While I think it is perfectly legitimate to question the development chops of the Strawberry Fields ownership - especially in light of the recent legal developments - and also to some extent the lumberyard ownership (moreso due to the lack of performance on the Goodwill property), the ownership of the old Ford dealership is among the most proven developers in OKC. Most of what has happened in Midtown - which has been just shy of stunning - has been at the hands of the same group.
The rush to have SOMETHING on some of these sites - ANYTHING - is incredibly short-sighted. Regarding the Ford site there is an amazing amount of churn likely to happen nearby soon; Paycom, PSM, a new arena, but first likely a VOTE for a new arena. All of this will likely dictate what the highest and best use becomes for that dealership spot. And many of the comments I see here are also completely detached from reality when it comes to finance, business case, materials...it is now a very different world than it was even a year ago, much less three.
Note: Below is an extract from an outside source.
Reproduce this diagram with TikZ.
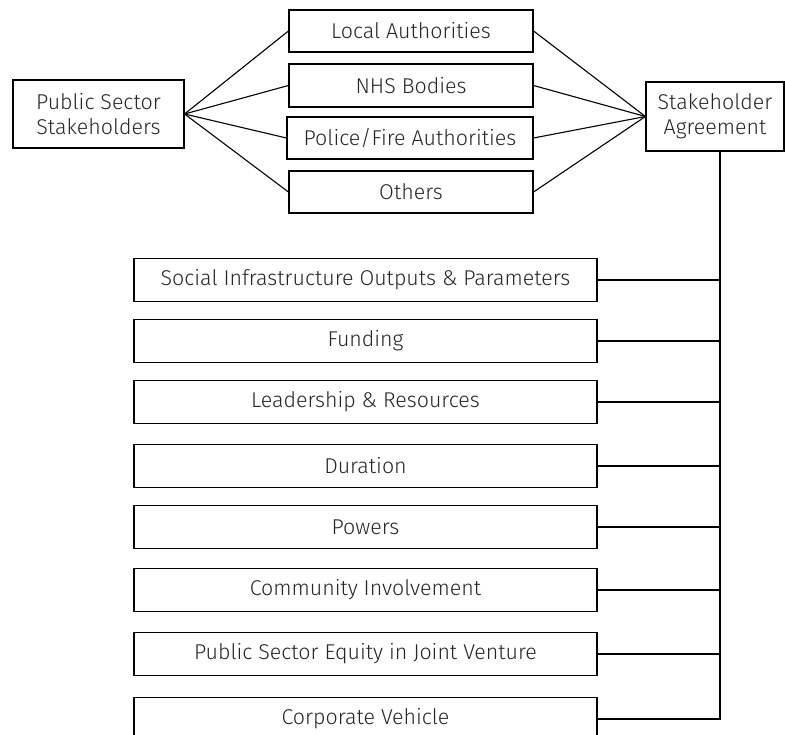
\documentclass[tikz,border=0pt]{standalone}
\usepackage{fontspec}
\setmainfont{Fira Sans}[UprightFont=* Light]
\begin{document}
\begin{tikzpicture}[x=1pt,y=-1pt,
  box/.style={draw=black, line width=1.1pt, fill=white, inner sep=0pt, align=center,
    font=\fontsize{21.4}{25}\selectfont, text=black!85},
  conn/.style={draw=black, line width=1.1pt}]
\useasboundingbox (0,0) rectangle (785,735);
\clip (0,0) rectangle (785,735);
% top section
\node[box, minimum width=171pt, minimum height=68pt] (pss) at (98.5,114) {Public Sector\\Stakeholders};
\node[box, minimum width=244pt, minimum height=42pt] (la)  at (411,31)   {Local Authorities};
\node[box, minimum width=244pt, minimum height=43pt] (nhs) at (411,85.5) {NHS Bodies};
\node[box, minimum width=246pt, minimum height=42pt] (pfa) at (410,138)  {Police/Fire Authorities};
\node[box, minimum width=244pt, minimum height=42pt] (oth) at (411,192)  {Others};
\node[box, minimum width=138pt, minimum height=69pt] (sa)  at (715,116.5) {Stakeholder\\Agreement};
\foreach \n in {la,nhs,pfa,oth}{
  \draw[conn] (pss.east) -- (\n.west);
  \draw[conn] (\n.east) -- (sa.west);
}
% bottom section
\tikzset{item/.style={box, minimum width=463pt, minimum height=43pt}}
\node[item] (s1) at (365.5,280) {Social Infrastructure Outputs \& Parameters};
\node[item] (s2) at (365.5,341) {Funding};
\node[item] (s3) at (365.5,402) {Leadership \& Resources};
\node[item] (s4) at (365.5,466) {Duration};
\node[item] (s5) at (365.5,527) {Powers};
\node[item] (s6) at (365.5,590) {Community Involvement};
\node[item] (s7) at (365.5,654) {Public Sector Equity in Joint Venture};
\node[item] (s8) at (365.5,719) {Corporate Vehicle};
\coordinate (busx) at (720,719);
\draw[conn] (sa.south -| busx) -- (busx) -- (s8.east);
\foreach \n in {s1,s2,s3,s4,s5,s6,s7}{
  \draw[conn] (\n.east) -- (\n.east -| busx);
}
\end{tikzpicture}
\end{document}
The office market and commercial real estate in general are also very shaky.
And by the way, just because someone CAN AFFORD to build something doesn't mean that they SHOULD, or that it is the correct time for that project. At the end of the day a project simply MUST work in a spreadsheet to justify turning dirt. The bank requires it and the balance sheet requires it. Building something that looks great on paper but which doesn't pencil is the surest route to the poorhouse.
And for some premium properties I would much rather watch them sit unimproved for a few more years than to get the wrong thing, or a thing that isn't as great as it could be, just because someone was in a rush to put up something and to not have to look at an empty lot. I would expect that we won't see or hear anything regarding the old Ford lot until - at the very least - the dust settles on what will happen to PSM, the Paycom Center, and the new arena. And honestly that's most likely the best outcome.